Venerdì scorso, oramai le si provano tutte, Elena ed io buoni buoni al cinema Sivori. La scelta era tra i due film ivi presentati. Del secondo vi saprò dire, del primo lo so già: "Le ereditiere", pelìcula paraguayana scritta e diretta dall'esordiente Marcelo Martinessi, lascia l'ottima interpretazione della protagonista, Anna Brun (le è valsa L'orso d'argento come migliore attrice) e il rammarico si non averla posizionata in un quadro altrettanto solido e convincente. Donna non cresciuta, Chela diventa specchio d'una borghesia nazionale che, tanto per cambiare, risulta del tutto impreparata.
E parlo di scrittura, non dell'impostazione registica, invero interessante per un regista al primo cimento. Martinessi, classe 1973 di Asunción, ha ideato una pellicola sospesa tra i luoghi; gli esterni sono collegamenti invisibili tra gli intimi ambienti dei personaggi, che paiono creature deboli e timorose di ogni contatto esterno (non solo perché vegliarde). Il risultato è efficace, così come il finale: asciutto ed attento. Manca, però, un guizzo che renda le ripetute corse in taxi più utili ai fini del discorso, già allestito in poche battute.

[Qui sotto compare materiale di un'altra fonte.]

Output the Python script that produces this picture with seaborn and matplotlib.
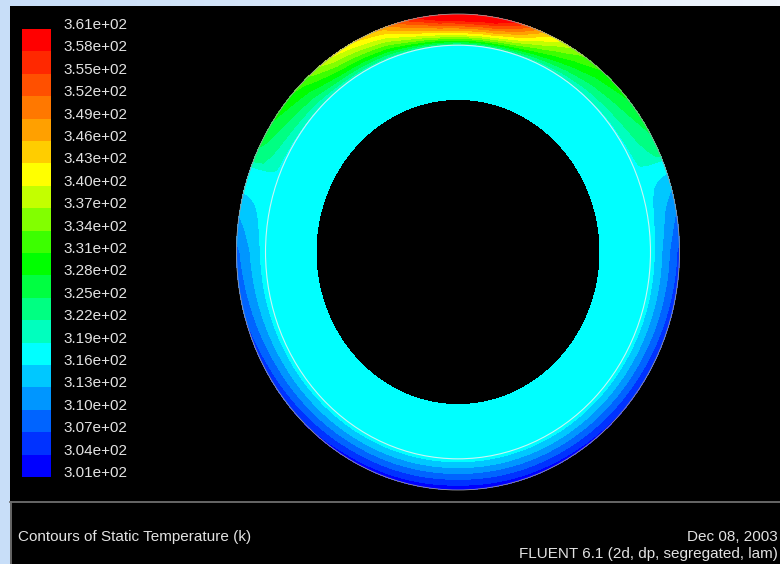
import numpy as np
import pandas as pd
import matplotlib
matplotlib.use("Agg")
import matplotlib.pyplot as plt
from matplotlib.patches import Ellipse, Rectangle
from matplotlib.colors import ListedColormap
import seaborn as sns

# ---------------- data ----------------
level_labels = ["3.61e+02", "3.58e+02", "3.55e+02", "3.52e+02", "3.49e+02",
                "3.46e+02", "3.43e+02", "3.40e+02", "3.37e+02", "3.34e+02",
                "3.31e+02", "3.28e+02", "3.25e+02", "3.22e+02", "3.19e+02",
                "3.16e+02", "3.13e+02", "3.10e+02", "3.07e+02", "3.04e+02",
                "3.01e+02"]
level_edges = [301, 304, 307, 310, 313, 316, 319, 322, 325, 328, 331,
               334, 337, 340, 343, 346, 349, 352, 355, 358, 361]
# band colours, coldest -> hottest
band_colors = ["#0000ff", "#0032ff", "#0064ff", "#0096ff", "#00c8ff",
               "#00ffff", "#00ffbe", "#00ff82", "#00ff41", "#00ff00",
               "#3cff00", "#82ff00", "#c3ff00", "#ffff00", "#ffcd00",
               "#ffa000", "#ff7800", "#ff5000", "#ff2800", "#ff0000"]
# outer wall temperature around the annulus (angle from +x, counter-clockwise)
wall_angle_deg = [-90, -60, -30, 0, 10, 17, 20, 22.5, 24, 30, 40, 50, 57, 62.5,
                  68, 74, 80, 87, 95, 102, 110, 118, 125, 135, 145, 152, 157,
                  159, 163, 168, 180, 210, 240]
wall_temp_k = [301.5, 302.5, 304.0, 306.0, 310.0, 314.0, 316.5, 318.5, 322.5,
               325.0, 328.0, 331.0, 335.0, 340.0, 347.0, 357.0, 364.0, 366.0,
               364.0, 357.0, 347.0, 343.0, 340.0, 332.0, 328.5, 326.0, 323.5,
               319.0, 317.5, 314.5, 309.0, 305.0, 302.5]
core_temp_k = 317.5
radius_inner, radius_interface, radius_outer = 0.641, 0.869, 1.0
hot_profile_exponent, cold_profile_exponent = 0.7, 1.0
title_text = "Contours of Static Temperature (k)"
date_text = "Dec 08, 2003"
solver_text = "FLUENT 6.1 (2d, dp, segregated, lam)"

# ---------------- figure ----------------
W, H = 780, 564
fig = plt.figure(figsize=(W / 100, H / 100), dpi=100)
ax = fig.add_axes([0, 0, 1, 1])
ax.set_xlim(0, W)
ax.set_ylim(H, 0)
ax.axis("off")

# light-blue page background
gx = np.linspace(0, 1, 256)
c0 = np.array([200, 222, 248]) / 255
c1 = np.array([240, 245, 252]) / 255
grad = (c0[None, None, :] * (1 - gx[None, :, None]) + c1[None, None, :] * gx[None, :, None])
grad = np.repeat(grad, 2, axis=0)
ax.imshow(grad, extent=(0, W, H, 0), aspect="auto", zorder=0)

# black graphics panel
ax.add_patch(Rectangle((10, 6), W - 10, H - 6, facecolor="black",
                       edgecolor="none", zorder=1))

# temperature field on a polar mesh of the (slightly elliptical) annulus
cx, cy, sa, sb = 458.0, 252.0, 221.5, 238.0
r = np.linspace(radius_inner, radius_outer, 300)
th = np.linspace(-np.pi, np.pi, 1801)
R, TH = np.meshgrid(r, th)
Tw = np.interp(np.degrees(TH), wall_angle_deg, wall_temp_k, period=360)
s = np.clip((R - radius_interface) / (radius_outer - radius_interface), 0, None)
expo = np.where(Tw > core_temp_k, hot_profile_exponent, cold_profile_exponent)
T = core_temp_k + (Tw - core_temp_k) * s ** expo
T = np.clip(T, level_edges[0] + 0.01, level_edges[-1] - 0.01)
X = cx + sa * R * np.cos(TH)
Y = cy - sb * R * np.sin(TH)
ax.contourf(X, Y, T, levels=level_edges, colors=band_colors, zorder=2)

# interface line and outer wall outline
ax.add_patch(Ellipse((cx, cy), 2 * sa * radius_interface, 2 * sb * radius_interface,
                     fill=False, edgecolor="#c8f4f4", lw=0.8, zorder=3))
ax.add_patch(Ellipse((cx, cy), 2 * sa * radius_outer, 2 * sb * radius_outer,
                     fill=False, edgecolor="#9a9a9a", lw=0.6, zorder=3))

# bottom caption box
ax.plot([10, W], [502, 502], color="#6e6e6e", lw=1.3, zorder=4)
ax.plot([10.5, 10.5], [502, H], color="#6e6e6e", lw=1.3, zorder=4)

txt_kw = dict(color="#e2e2e2", fontsize=11, family=["Liberation Sans", "DejaVu Sans"], zorder=5)
ax.text(18, 537, title_text, va="center", ha="left", **txt_kw)
ax.text(778, 537, date_text, va="center", ha="right", **txt_kw)
ax.text(778, 554, solver_text, va="center", ha="right", **txt_kw)

# colour bar drawn as a seaborn heatmap
cb_top, cb_bot = 29, 477
cax = fig.add_axes([22 / W, 1 - cb_bot / H, 29 / W, (cb_bot - cb_top) / H])
mids = [(level_edges[i] + level_edges[i + 1]) / 2 for i in range(len(band_colors))]
cb_df = pd.DataFrame({"T": mids[::-1]})
sns.heatmap(cb_df, ax=cax, cmap=ListedColormap(band_colors),
            vmin=level_edges[0], vmax=level_edges[-1], cbar=False,
            xticklabels=False, yticklabels=False, linewidths=0)
cax.set_xlabel("")
cax.set_ylabel("")

step = (cb_bot - cb_top) / (len(level_labels) - 1)
for i, lab in enumerate(level_labels):
    ax.text(63, cb_top + i * step, lab, va="baseline", ha="left", **txt_kw)

fig.savefig("out.png", dpi=100, facecolor=fig.get_facecolor())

Figure da campane di vetro, dicevo, basterebbe una folata di aria nuova a dare loro lo slancio davvero vitale. Alla protagonista capiterà così, tra un passaggio nel carcere variegato e rumoroso e un bicchiere di vino con sigaretta offerti da una donna ben più sportiva. Ossessione per il possesso e per il tempo sprecato, quindi, si intrecciano con delicatezza (ho difficoltà a definire questo film drammatico), lungo la galleria di fantasmi e scheletri disseminati da una società che pare più pratica nella gestione di un museo delle cere, piuttosto che nella gestione degli istinti vitali degli individui. Ma ormai il cicaleccio delle ipocrisie s'è materializzato in quello stesso vino e sigaretta, nella posa per consumarli, e, oggi, nell'ultimo sansung. Forse Martinessi sta suggerendo di darci una svegliata. Come dargli torto.